È già successo, in misura ben maggiore, vent’anni fa, con il crollo del Muro di Berlino e il collasso dei paesi socialisti, succede di nuovo ora con la fine dei regimi nordafricani e mediorientali. Non c’è nulla di strano in questo. Quanta retorica è stata spesa sull’Italia “ponte” tra Europa e Africa?

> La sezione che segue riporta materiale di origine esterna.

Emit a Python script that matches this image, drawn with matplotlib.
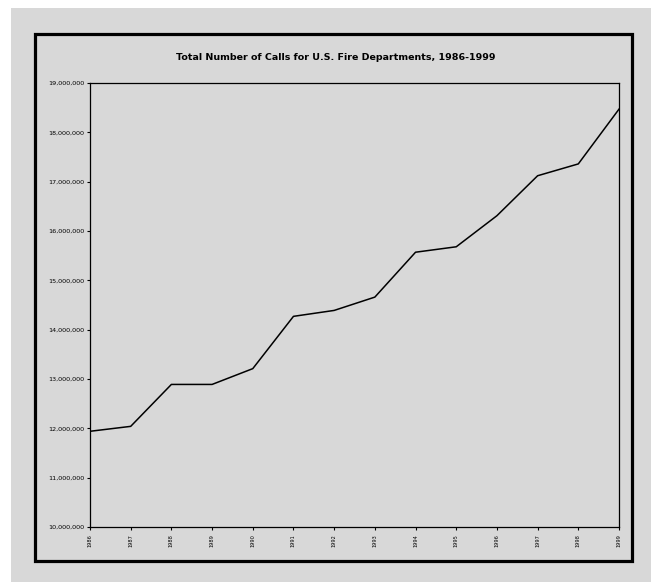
import matplotlib
matplotlib.use("Agg")
import matplotlib.pyplot as plt
from matplotlib.patches import Rectangle
from matplotlib.ticker import FuncFormatter

# Total fire department calls (in calls)
years = [1986, 1987, 1988, 1989, 1990, 1991, 1992,
         1993, 1994, 1995, 1996, 1997, 1998, 1999]
calls = [11940000, 12040000, 12890000, 12890000, 13210000, 14270000, 14390000,
         14660000, 15570000, 15680000, 16310000, 17120000, 17360000, 18470000]
y_ticks = [10000000, 11000000, 12000000, 13000000, 14000000,
           15000000, 16000000, 17000000, 18000000, 19000000]
title = "Total Number of Calls for U.S. Fire Departments, 1986-1999"

W, H = 651, 582
bg = "#d8d8d8"

fig = plt.figure(figsize=(W / 100, H / 100), dpi=100, facecolor="white")

# grey page area with a thick black frame
fig.patches.append(Rectangle((11 / W, 0), 1 - 11 / W, 1 - 8 / H,
                             transform=fig.transFigure, facecolor=bg,
                             edgecolor="none", zorder=-5))
fig.patches.append(Rectangle((35 / W, 1 - 561 / H), (632 - 35) / W, (561 - 34) / H,
                             transform=fig.transFigure, facecolor="none",
                             edgecolor="black", linewidth=2.3, zorder=1))

ax = fig.add_axes([90 / W, 1 - 527 / H, (619 - 90) / W, (527 - 83) / H])
ax.set_facecolor(bg)
ax.plot(years, calls, color="black", linewidth=1.1)

ax.set_xlim(years[0], years[-1])
ax.set_ylim(y_ticks[0], y_ticks[-1])
ax.set_xticks(years)
ax.set_xticklabels([str(y) for y in years], rotation=90, fontsize=3.6)
ax.set_yticks(y_ticks)
ax.yaxis.set_major_formatter(FuncFormatter(lambda v, p: f"{int(v):,}"))
ax.tick_params(axis="y", labelsize=4.6, length=2, width=0.8, pad=2)
ax.tick_params(axis="x", length=2, width=0.8, pad=3)
for s in ax.spines.values():
    s.set_linewidth(0.9)

fig.text(0.516, 1 - 57 / H, title, ha="center", va="center",
         fontsize=6.8, fontweight="bold")

fig.savefig("out.png", dpi=100, facecolor=fig.get_facecolor())
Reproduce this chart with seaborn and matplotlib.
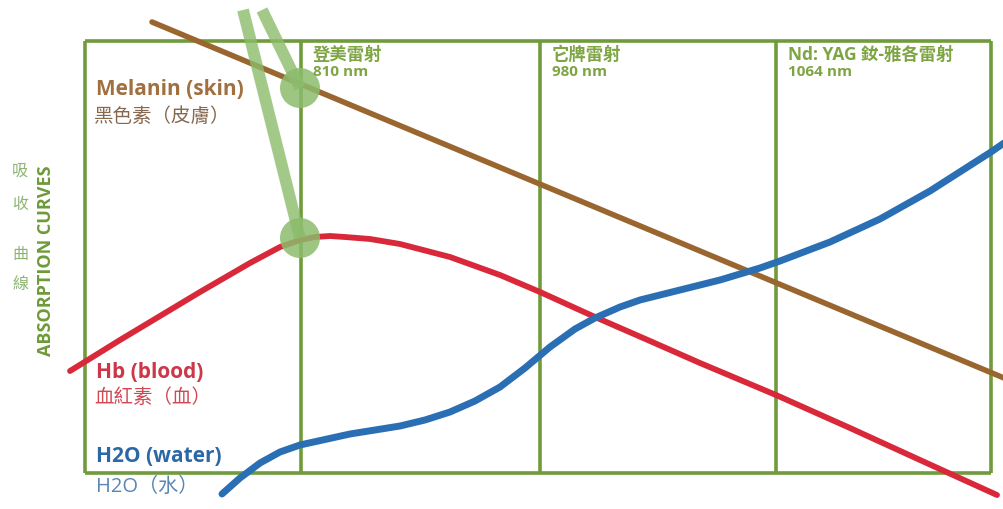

Ecco questa è un’occasione straordinaria per il futuro dell’Italia, per i suoi rapporti con i paesi della sponda sud del Mediterraneo, un buon motivo per aprire gli occhi, o meglio, per allargare le braccia dell’accoglienza e dell’aiuto: se non vogliamo parlare di umanità, se vogliamo limitarci all’aspetto del “quanto ci costa”, sarebbe comunque ben piccola cosa di fronte ai vantaggi di una prospettiva di pacificazione, di sviluppo, di libertà e, non ultimo, di sconfitta del terrorismo di matrice islamica, che dell’opposizione violenta a quei regimi si è finora nutrito.